Continental to produce lower cost ESC and ACC solutions




With new safety regulations by both the US Federal government and European Union mandating Electronic Stability Control (ESC) as mandatory for all cars starting from 2011, automotive electronics giant like Continental is set to cash in the new development. The ESC market is largely dominated by the twin German giants of Bosch (which patents their ESC solutions under the ESP name) and Continental. Besides USA and the EU, Australia is also mandating ESC as compulsory for all cars including SUVs from 2013. The Aussie government is also considering to extend this requirement to commercial vehicles like utes, which are hugely popular in Australia and is often use for dual-purpose (private and commercial).

With the eventual wider adoption of ESC, Continental revealed that it is working to lower the cost of ESC (expected by observers to be a ten fold reduction) to enable them to be included in "affordable" cars, defined by Continental as cars costing less than 10,000 Euros (USD 14,350). The hardware of Continental's next generation ESC solutions will be one-third smaller and one-third lighter but the company stop short of providing anymore specifics. VW is Continental's single largest OEM customer, so expect the company's direction to hint at future developments of VW. As we have seen earlier, a Polo sedan is in the plans to penetrate developing markets of India, China and ASEAN.

Like many, this author considers ESC to be most important safety feature after seatbelts. Currently, the cheapest car that can be had in Malaysia that comes fitted with ESC as standard is the Kia Forte.


The next item that Continental is seriously looking to reduce cost is adaptive cruise control (ACC), which slows down the car automatically depending on traffic conditions ahead, guided by a milimeter wave radar mounted behind the front grille. ACC is currently a feature under the preserve of luxury cars. And most ACC currently operate using the 77-GHz spectrum. Continental is said to be working on a lower cost solution that works using 24-GHz spectrum. Dynamically, the only difference is that the 24-GHz systems works at speeds up to 150km/h, rather than 200km/h limit that 77-GHz systems can operate at. For regular sized vehicles like a Ford Focus and VW Golf, the system's operating range is acceptable.
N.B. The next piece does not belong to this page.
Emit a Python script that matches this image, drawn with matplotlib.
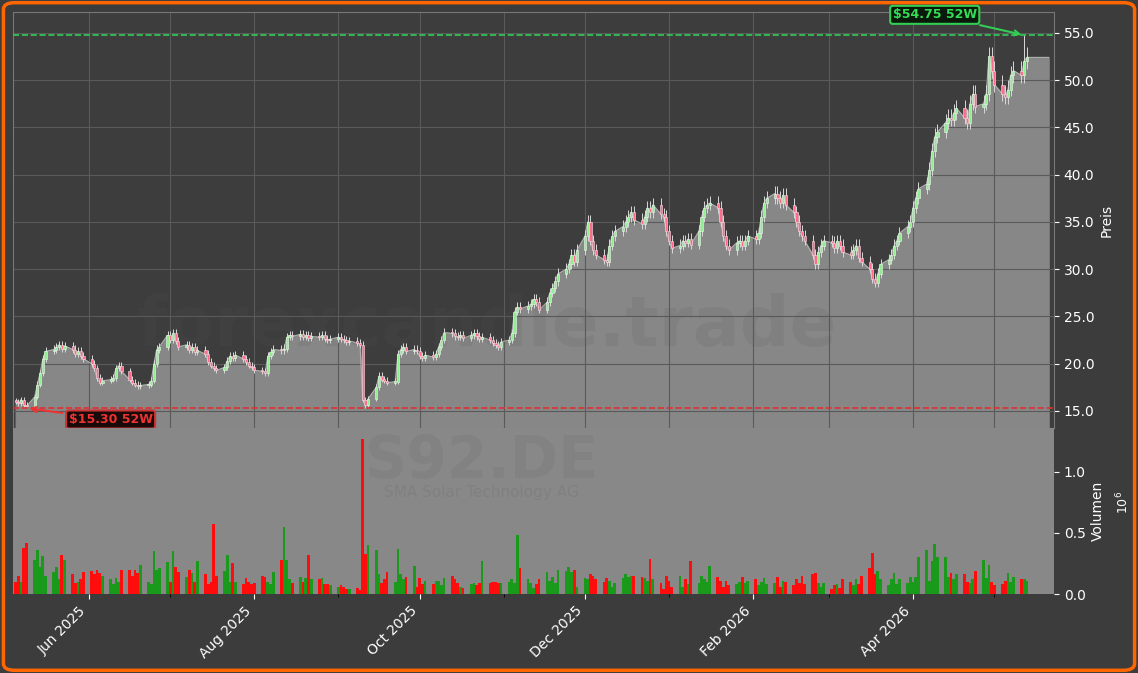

This next phase in ACC development is long overdue. The reason for this delay is summed up by Ralf Cramer, Continental's President of chassis and safety division, as "German engineers engineer for German requirements. We will stop that. It's wrong for the rest of the world markets." (LOL!) Cramer was commenting that German engineers tend to design systems to work under the famed German autobahns where the average speed is around 130km/h, with a fair number of stretches that are deregulated and cars regularly travel in excess of 180km/h to 200km/h.